__Written exercise__. Quote from the first line below through the line that contains "150, 175, 200];", both included, and leave the pictures out.

Dataset items
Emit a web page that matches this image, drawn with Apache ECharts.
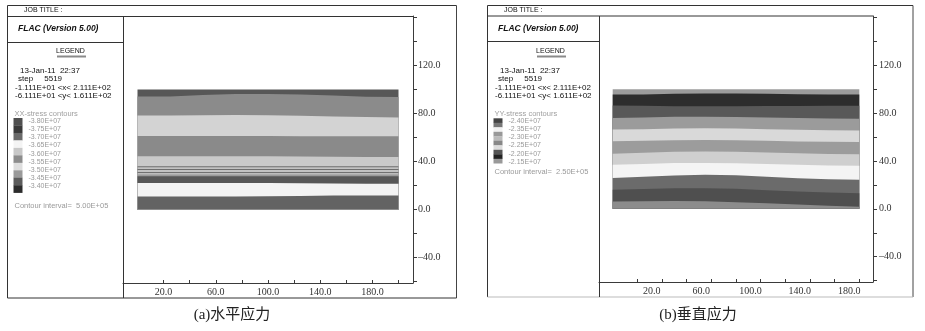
<!DOCTYPE html>
<html><head><meta charset="utf-8">
<script src="https://cdn.jsdelivr.net/npm/echarts@6/dist/echarts.min.js"></script>
<style>html,body{margin:0;padding:0;background:#fff}#c{width:925px;height:331px}</style>
</head><body><div id="c"></div>
<script>
// mesh x positions where band boundaries are sampled
const meshX = [0, 25, 50, 75, 100, 125, 150, 175, 200];

// (a) XX-stress band upper boundaries (top to bottom)
const xxTop    = [100, 100, 100, 100, 100, 100, 100, 100, 100];
const xxB01    = [94.2, 94.2, 95.4, 96.2, 96.2, 95.8, 95.0, 94.0, 93.7];
const xxB02    = [78.2, 78.4, 78.6, 78.8, 78.6, 78.0, 77.4, 77.0, 76.6];
const xxB03    = [61.2, 61.2, 61.2, 61.2, 61.2, 61.1, 61.0, 61.0, 61.0];
const xxB04    = [44.4, 44.4, 44.4, 44.4, 44.3, 44.2, 44.0, 43.8, 43.8];
const xxB05    = [36.1, 36.1, 36.1, 36.1, 36.1, 36.1, 36.1, 36.1, 36.1];
const xxB06    = [35.2, 35.2, 35.2, 35.2, 35.2, 35.2, 35.2, 35.2, 35.2];
const xxB07    = [33.8, 33.8, 33.8, 33.8, 33.8, 33.8, 33.8, 33.8, 33.8];
const xxB08    = [33.0, 33.0, 33.0, 33.0, 33.0, 33.0, 33.0, 33.0, 33.0];
const xxB09    = [31.3, 31.3, 31.3, 31.3, 31.3, 31.3, 31.3, 31.3, 31.3];
const xxB10    = [30.4, 30.4, 30.4, 30.4, 30.4, 30.4, 30.4, 30.4, 30.4];
const xxB11    = [29.1, 29.1, 29.1, 29.1, 29.1, 29.1, 29.1, 29.1, 29.1];
const xxB12    = [27.7, 27.7, 27.7, 27.7, 27.7, 27.7, 27.7, 27.7, 27.7];
const xxB13    = [22.1, 22.1, 22.1, 22.1, 22.1, 22.0, 21.7, 21.5, 21.5];
const xxB14    = [10.9, 10.9, 10.9, 10.9, 11.0, 11.4, 11.7, 11.7, 11.7];
const xxBounds = [xxTop, xxB01, xxB02, xxB03, xxB04, xxB05, xxB06, xxB07, xxB08, xxB09, xxB10, xxB11, xxB12, xxB13, xxB14];

// (b) YY-stress band upper boundaries (top to bottom)
const yyTop    = [100, 100, 100, 100, 100, 100, 100, 100, 100];
const yyB01    = [95.6, 95.6, 96.2, 96.4, 96.4, 96.2, 95.8, 95.6, 95.6];
const yyB02    = [86.4, 86.2, 85.8, 85.8, 85.8, 85.9, 86.0, 86.2, 86.2];
const yyB03    = [76.0, 76.4, 76.9, 76.9, 76.8, 76.3, 75.9, 75.4, 75.2];
const yyB04    = [66.2, 66.6, 67.1, 67.4, 67.2, 66.6, 66.0, 65.6, 65.4];
const yyB05    = [56.5, 56.9, 57.4, 57.6, 57.3, 56.8, 56.3, 56.0, 55.9];
const yyB06    = [46.1, 46.8, 47.6, 47.9, 47.6, 47.0, 46.4, 45.9, 45.6];
const yyB07    = [36.9, 37.5, 38.2, 38.4, 38.1, 37.4, 36.8, 36.3, 36.1];
const yyB08    = [25.7, 26.8, 27.9, 28.5, 28.0, 26.8, 25.6, 24.8, 24.3];
const yyB09    = [15.9, 16.6, 17.2, 17.3, 16.8, 15.6, 14.4, 13.6, 13.1];
const yyB10    = [6.1, 6.4, 6.6, 6.4, 5.6, 4.6, 3.6, 2.6, 1.8];
const yyBounds = [yyTop, yyB01, yyB02, yyB03, yyB04, yyB05, yyB06, yyB07, yyB08, yyB09, yyB10];

// axis ticks / labels
const xTickValues  = [20, 40, 60, 80, 100, 120, 140, 160, 180, 200];
const xLabelValues = [20, 60, 100, 140, 180];
const yTickValues  = [-60, -40, -20, 0, 20, 40, 60, 80, 100, 120, 140, 160];
const yLabelValues = [-40, 0, 40, 80, 120];
const xRange = [-11.11, 211.11];
const yRange = [-61.11, 161.11];

// legend texts
const xxLegendLabels = ['-3.80E+07','-3.75E+07','-3.70E+07','-3.65E+07','-3.60E+07','-3.55E+07','-3.50E+07','-3.45E+07','-3.40E+07'];
const yyLegendLabels = ['-2.40E+07','-2.35E+07','-2.30E+07','-2.25E+07','-2.20E+07','-2.15E+07'];
const captions = ['(a)水平应力', '(b)垂直应力'];

// ---- styles ----
const xxColors = ['#575757','#8b8b8b','#d3d3d3','#8a8a8a','#c9c9c9','#6e6e6e','#c2c2c2','#6e6e6e','#c2c2c2','#707070','#bdbdbd','#9a9a9a','#575757','#f3f3f3','#636363'];
const yyColors = ['#9c9c9c','#2d2d2d','#585858','#9b9b9b','#d9d9d9','#9c9c9c','#cfcfcf','#f4f4f4','#6b6b6b','#4f4f4f','#8c8c8c'];
const xxSwatch = ['#505050','#3a3a3a','#6a6a6a','#f4f4f4','#c8c8c8','#8c8c8c','#dedede','#9a9a9a','#5c5c5c','#2c2c2c'];
const yySwatch = ['#444444','#777777','#f2f2f2','#999999','#bbbbbb','#888888','#dddddd','#555555','#222222','#999999'];

const SANS = '"Liberation Sans", Arial, sans-serif';
const SERIF = '"Liberation Serif", "Times New Roman", serif';

function bandSeries(bounds, colors, gi) {
  return bounds.map((arr, i) => ({
    type: 'line', xAxisIndex: gi, yAxisIndex: gi, silent: true,
    symbol: 'none', showSymbol: false, smooth: false,
    data: meshX.map((x, k) => [x, arr[k]]),
    lineStyle: { width: 0, opacity: 0 },
    areaStyle: { color: colors[i], opacity: 1, origin: 0 },
    z: 2
  }));
}

function xAxis(gi, labelPad) {
  return {
    type: 'value', gridIndex: gi, position: 'bottom', min: xRange[0], max: xRange[1],
    splitLine: { show: false },
    axisLine: { show: true, onZero: false, lineStyle: { color: '#3a3a3a', width: 1 } },
    axisTick: { show: true, inside: true, length: 3, customValues: xTickValues, lineStyle: { color: '#3a3a3a' } },
    axisLabel: { show: true, customValues: xLabelValues, margin: 4, fontFamily: SERIF, fontSize: 10, color: '#333',
      padding: labelPad, formatter: v => v.toFixed(1) }
  };
}
function yAxis(gi, margin) {
  return {
    type: 'value', gridIndex: gi, position: 'right', min: yRange[0], max: yRange[1],
    splitLine: { show: false },
    axisLine: { show: true, onZero: false, lineStyle: { color: '#3a3a3a', width: 1 } },
    axisTick: { show: true, inside: false, length: 4, customValues: yTickValues, lineStyle: { color: '#3a3a3a' } },
    axisLabel: { show: true, customValues: yLabelValues, margin: margin, fontFamily: SERIF, fontSize: 10, color: '#333',
      formatter: v => (v < 0 ? '–' : '') + Math.abs(v).toFixed(1) }
  };
}

// ---- graphic helpers (frames + FLAC legend panel) ----
const G = [];
function txt(x, y, text, font, fill, align) {
  G.push({ type: 'text', x: x, y: y, silent: true, z: 10,
    style: { text: text, font: font, fill: fill || '#111', align: align || 'left', verticalAlign: 'middle' } });
}
function ln(x1, y1, x2, y2, color, w) {
  G.push({ type: 'line', silent: true, z: 10, shape: { x1, y1, x2, y2 }, style: { stroke: color || '#333', lineWidth: w || 1 } });
}
function rc(x, y, w, h, fill) {
  G.push({ type: 'rect', silent: true, z: 10, shape: { x, y, width: w, height: h }, style: { fill: fill } });
}

function panelFrame(L, R, B, plotL, plotR, hdrY, dividerY, bottomColor) {
  ln(L, 5.5, R, 5.5, '#333');
  ln(L, 5.5, L, B, '#333');
  ln(R, 5.5, R, B, '#444');
  ln(L, B, R, B, bottomColor);
  ln(L, hdrY, plotR, hdrY, '#333');
  ln(plotL, hdrY, plotL, B, '#333');
  ln(L, dividerY, plotL, dividerY, '#333');
}

function legendPanel(ox, title, labels, swatch, swTop, swH, intervalText, intervalY) {
  txt(ox + 24, 10.5, 'JOB TITLE :', '7px ' + SANS, '#111');
  txt(ox + 18, 28.5, 'FLAC (Version 5.00)', 'italic bold 8.5px ' + SANS, '#111');
  txt(ox + 70.5, 51.5, 'LEGEND', '7px ' + SANS, '#111', 'center');
  ln(ox + 57, 56.5, ox + 86, 56.5, '#8a8a8a', 2);
  txt(ox + 20, 70.7, '13-Jan-11  22:37', '8px ' + SANS, '#111');
  txt(ox + 18, 79.2, 'step     5519', '8px ' + SANS, '#111');
  txt(ox + 15, 87.6, '-1.111E+01 <x< 2.111E+02', '8px ' + SANS, '#111');
  txt(ox + 15, 96.0, '-6.111E+01 <y< 1.611E+02', '8px ' + SANS, '#111');
  txt(ox + 14.5, 113.5, title, '7.5px ' + SANS, '#a0a0a0');
  swatch.forEach((c, i) => rc(ox + 13.5, swTop + i * swH, 9, swH + 0.2, c));
  labels.forEach((t, i) => txt(ox + 28.5, 120.8 + i * 8.2, t, '7px ' + SANS, '#9a9a9a'));
  txt(ox + 14.5, intervalY, intervalText, '7.5px ' + SANS, '#9a9a9a');
}

panelFrame(7.5, 456.5, 298, 123.5, 413, 16.5, 42.5, '#333');
panelFrame(487.5, 913, 297, 599.5, 873, 16, 41.5, '#bbb');
legendPanel(0, 'XX-stress contours', xxLegendLabels, xxSwatch, 118, 7.47, 'Contour interval=  5.00E+05', 206);
legendPanel(480, 'YY-stress contours', yyLegendLabels, yySwatch, 118.3, 4.5, 'Contour interval=  2.50E+05', 171.5);
txt(232, 315.5, captions[0], '15px ' + SERIF + ', "Noto Sans CJK SC"', '#222', 'center');
txt(698, 315.5, captions[1], '15px ' + SERIF + ', "Noto Sans CJK SC"', '#222', 'center');

const chart = echarts.init(document.getElementById('c'), null, { renderer: 'canvas' });
chart.setOption({
  animation: false,
  backgroundColor: '#fff',
  grid: [
    { left: 123, top: 16, width: 290, height: 267, containLabel: false },
    { left: 599, top: 16, width: 274, height: 266, containLabel: false }
  ],
  xAxis: [xAxis(0, 0), xAxis(1, [0, 0, 0, 29])],
  yAxis: [yAxis(0, 5), yAxis(1, 6)],
  series: bandSeries(xxBounds, xxColors, 0).concat(bandSeries(yyBounds, yyColors, 1)),
  graphic: G
});
</script></body></html>
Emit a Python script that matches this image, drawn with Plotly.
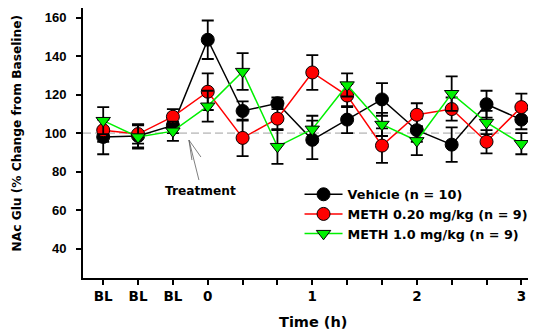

__Problem solution__.
Emit a web page that matches this image, drawn with Apache ECharts.
<!DOCTYPE html>
<html><head><meta charset="utf-8">
<script src="https://cdn.jsdelivr.net/npm/echarts@6/dist/echarts.min.js"></script>
<style>html,body{margin:0;padding:0;background:#fff}#c{width:925px;height:331px}</style>
</head><body><div id="c"></div>
<script>
// mesh x positions where band boundaries are sampled
const meshX = [0, 25, 50, 75, 100, 125, 150, 175, 200];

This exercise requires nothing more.